Here I am using the gemma3:4b-it-q4_K_M
model, which is a quantized version
of the Gemma 3 4B multimodal model. I am using the quantized version since
my local GPU has only 8GB of memory. For more information on the Gemma 3
models see here.
The last part of the command is optional. I put it there just to prevent the model from entering interactive mode.
LiteLLM setup
LiteLLM supports Ollama out of the box, and we can simply call the Ollama model that we just deployed with
from litellm import completion
response = completion(
model='ollama/gemma3:4b-it-q4_K_M',
messages=[{ 'content': 'Hello!', 'role': 'user'}],
api_base='http://localhost:11434',
)
However, we are using ADK for the chat assistant, so we won’t be using LiteLLM directly.
We can also set up a LiteLLM proxy server to handle LLM requests. I will update this section in the future with more details.
Google ADK setup
ADK is a framework released by earlier in 2025 to help developers quickly build, test, and deploy generative AI agentic applications. You will see that with just a few lines of code, we can easily set up a chat assistant with it.
Let’s recap the project structure for the adk part:
├── adk/ # Google ADK
│ ├── compose.yaml # ADK container setup, TBD
│ ├── requirements.txt
│ └── chat_agent/ # Chat agent package
│ ├── __init__.py
│ └── agent.py # Main agent code
For requirements.txt
, we will need:
# adk/requirements.txt
google-adk
litellm
Use your favorite package manager to set up a virtual environment and install the dependencies.

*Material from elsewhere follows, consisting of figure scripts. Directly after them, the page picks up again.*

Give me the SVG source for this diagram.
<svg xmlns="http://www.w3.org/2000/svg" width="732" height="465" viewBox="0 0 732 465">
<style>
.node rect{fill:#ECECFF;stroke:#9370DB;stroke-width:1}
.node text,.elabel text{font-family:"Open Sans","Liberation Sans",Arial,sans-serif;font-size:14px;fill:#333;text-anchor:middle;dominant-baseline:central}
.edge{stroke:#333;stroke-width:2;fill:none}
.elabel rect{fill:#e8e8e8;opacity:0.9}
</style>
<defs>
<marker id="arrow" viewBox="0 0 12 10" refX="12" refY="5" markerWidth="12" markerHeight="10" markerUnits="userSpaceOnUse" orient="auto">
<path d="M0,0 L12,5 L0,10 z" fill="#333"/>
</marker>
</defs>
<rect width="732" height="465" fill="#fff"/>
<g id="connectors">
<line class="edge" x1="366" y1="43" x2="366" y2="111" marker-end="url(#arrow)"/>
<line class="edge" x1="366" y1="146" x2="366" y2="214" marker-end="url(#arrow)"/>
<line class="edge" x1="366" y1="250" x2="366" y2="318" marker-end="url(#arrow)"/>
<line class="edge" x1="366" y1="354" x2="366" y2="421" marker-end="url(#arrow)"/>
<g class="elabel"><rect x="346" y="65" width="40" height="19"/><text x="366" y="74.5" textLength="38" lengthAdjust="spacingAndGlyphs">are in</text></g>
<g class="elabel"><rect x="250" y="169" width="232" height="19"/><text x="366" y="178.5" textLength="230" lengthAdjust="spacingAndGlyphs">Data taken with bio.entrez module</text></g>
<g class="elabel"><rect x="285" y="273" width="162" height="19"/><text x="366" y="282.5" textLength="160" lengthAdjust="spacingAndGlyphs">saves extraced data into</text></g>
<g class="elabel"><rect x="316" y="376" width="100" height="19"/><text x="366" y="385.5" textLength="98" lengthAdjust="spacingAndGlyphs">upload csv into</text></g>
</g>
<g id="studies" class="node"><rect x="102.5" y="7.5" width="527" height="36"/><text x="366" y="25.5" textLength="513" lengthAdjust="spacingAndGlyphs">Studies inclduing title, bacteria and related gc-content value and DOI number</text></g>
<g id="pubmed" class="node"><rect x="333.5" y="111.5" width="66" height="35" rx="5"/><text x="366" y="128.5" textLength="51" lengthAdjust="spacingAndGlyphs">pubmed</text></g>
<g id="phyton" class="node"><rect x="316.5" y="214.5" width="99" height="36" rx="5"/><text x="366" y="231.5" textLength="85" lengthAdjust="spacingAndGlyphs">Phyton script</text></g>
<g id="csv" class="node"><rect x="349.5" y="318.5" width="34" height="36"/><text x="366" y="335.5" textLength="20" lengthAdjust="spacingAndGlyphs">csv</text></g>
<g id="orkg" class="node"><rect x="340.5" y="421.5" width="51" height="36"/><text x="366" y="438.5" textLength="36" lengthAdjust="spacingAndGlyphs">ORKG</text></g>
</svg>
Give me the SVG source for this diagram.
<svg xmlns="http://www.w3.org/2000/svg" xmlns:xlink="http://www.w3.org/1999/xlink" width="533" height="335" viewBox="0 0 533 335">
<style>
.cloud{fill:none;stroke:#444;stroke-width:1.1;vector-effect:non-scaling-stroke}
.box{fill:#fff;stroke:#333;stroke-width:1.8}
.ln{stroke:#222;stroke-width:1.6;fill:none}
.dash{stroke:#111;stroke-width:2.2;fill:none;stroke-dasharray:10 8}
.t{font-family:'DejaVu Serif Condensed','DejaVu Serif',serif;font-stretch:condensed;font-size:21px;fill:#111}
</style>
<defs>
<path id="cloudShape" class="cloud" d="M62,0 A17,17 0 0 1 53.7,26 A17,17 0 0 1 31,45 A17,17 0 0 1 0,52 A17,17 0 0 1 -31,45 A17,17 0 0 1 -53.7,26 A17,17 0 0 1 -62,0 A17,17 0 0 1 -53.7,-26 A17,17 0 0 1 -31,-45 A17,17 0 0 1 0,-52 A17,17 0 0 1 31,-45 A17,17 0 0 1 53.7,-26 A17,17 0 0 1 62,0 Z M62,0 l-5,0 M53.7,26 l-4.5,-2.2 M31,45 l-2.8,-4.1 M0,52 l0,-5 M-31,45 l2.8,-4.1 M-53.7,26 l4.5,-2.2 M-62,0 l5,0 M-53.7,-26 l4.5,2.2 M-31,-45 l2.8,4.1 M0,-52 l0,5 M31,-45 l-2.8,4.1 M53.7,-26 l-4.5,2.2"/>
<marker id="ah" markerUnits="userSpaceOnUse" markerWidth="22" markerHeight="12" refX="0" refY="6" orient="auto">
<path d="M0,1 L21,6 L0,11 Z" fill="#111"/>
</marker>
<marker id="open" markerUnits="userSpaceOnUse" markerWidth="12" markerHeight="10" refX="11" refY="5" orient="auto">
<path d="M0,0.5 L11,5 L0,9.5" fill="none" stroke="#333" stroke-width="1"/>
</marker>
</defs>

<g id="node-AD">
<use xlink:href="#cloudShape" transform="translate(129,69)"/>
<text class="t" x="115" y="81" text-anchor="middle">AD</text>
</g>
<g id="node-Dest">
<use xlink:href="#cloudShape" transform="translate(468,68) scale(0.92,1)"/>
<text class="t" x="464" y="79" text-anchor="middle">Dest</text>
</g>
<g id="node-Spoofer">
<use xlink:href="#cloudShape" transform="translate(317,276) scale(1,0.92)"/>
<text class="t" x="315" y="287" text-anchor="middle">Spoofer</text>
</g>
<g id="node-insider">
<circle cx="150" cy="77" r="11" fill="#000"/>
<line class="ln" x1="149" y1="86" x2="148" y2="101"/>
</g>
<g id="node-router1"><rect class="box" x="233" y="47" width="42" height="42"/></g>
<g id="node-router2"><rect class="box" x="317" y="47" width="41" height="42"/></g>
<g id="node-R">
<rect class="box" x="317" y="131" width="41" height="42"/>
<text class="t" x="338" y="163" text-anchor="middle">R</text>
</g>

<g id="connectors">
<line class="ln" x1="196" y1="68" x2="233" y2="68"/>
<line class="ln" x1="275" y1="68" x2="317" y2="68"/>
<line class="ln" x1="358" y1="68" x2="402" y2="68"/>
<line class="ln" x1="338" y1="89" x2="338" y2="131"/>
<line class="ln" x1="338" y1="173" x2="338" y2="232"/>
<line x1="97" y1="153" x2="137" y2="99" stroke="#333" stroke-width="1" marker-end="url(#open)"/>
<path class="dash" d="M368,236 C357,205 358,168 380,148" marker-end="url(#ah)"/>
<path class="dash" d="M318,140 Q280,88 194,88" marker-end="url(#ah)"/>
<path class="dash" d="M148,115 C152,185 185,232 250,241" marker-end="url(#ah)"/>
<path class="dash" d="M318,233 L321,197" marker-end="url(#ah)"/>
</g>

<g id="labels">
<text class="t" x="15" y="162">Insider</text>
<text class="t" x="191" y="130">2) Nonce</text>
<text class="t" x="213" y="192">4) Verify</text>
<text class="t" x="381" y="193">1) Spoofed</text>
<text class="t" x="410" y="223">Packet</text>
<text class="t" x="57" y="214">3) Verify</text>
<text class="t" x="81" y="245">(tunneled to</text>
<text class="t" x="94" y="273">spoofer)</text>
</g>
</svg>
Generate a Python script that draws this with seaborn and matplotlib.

Next in chat_agent/__init__.py
, put in the line
from . import agent
Finally in chat_agent/agent.py
, we have
from google.adk.agents import Agent
from google.adk.models.lite_llm import LiteLlm
root_agent = Agent(
name='chat_agent',
model=LiteLlm(
model='ollama/gemma3:4b-it-q4_K_M',
api_base='http://localhost:11434',
stream=True,
),
description='Chat agent',
instruction="""
You are a helpful assistant that helps answer the user's questions
and perform tasks the user asks you to do.
""",
)
That’it! Feel free to modify the instruction
to change how the your chat
agent behaves.
Now we can run the agent with
adk web
This will start a dev web UI for the chat agent. If you now open your browser
and go to http://localhost:8000
, your chat assistant is ready to answer
your questions! Use options --host
and --port
to change the host and port
as needed.
Here’s an example of how the chat UI looks like:
As you can see above the Gemma 3 model supports multiple languages (even though the pronunciation for Japanese and Chinese is not completely correct). It can also handle images as input.
Conclusion
As you can see, with just a few lines of code, we can set up a chat assistant with Ollama, LiteLLM, and Google ADK.
For production use, we would want to set up a LiteLLM proxy server to allow
secure access to our Ollama models. In addition, even though adk web
starts
a web UI for the our chat assistant, for production, we would likely want a
custom web UI that fits specific use cases.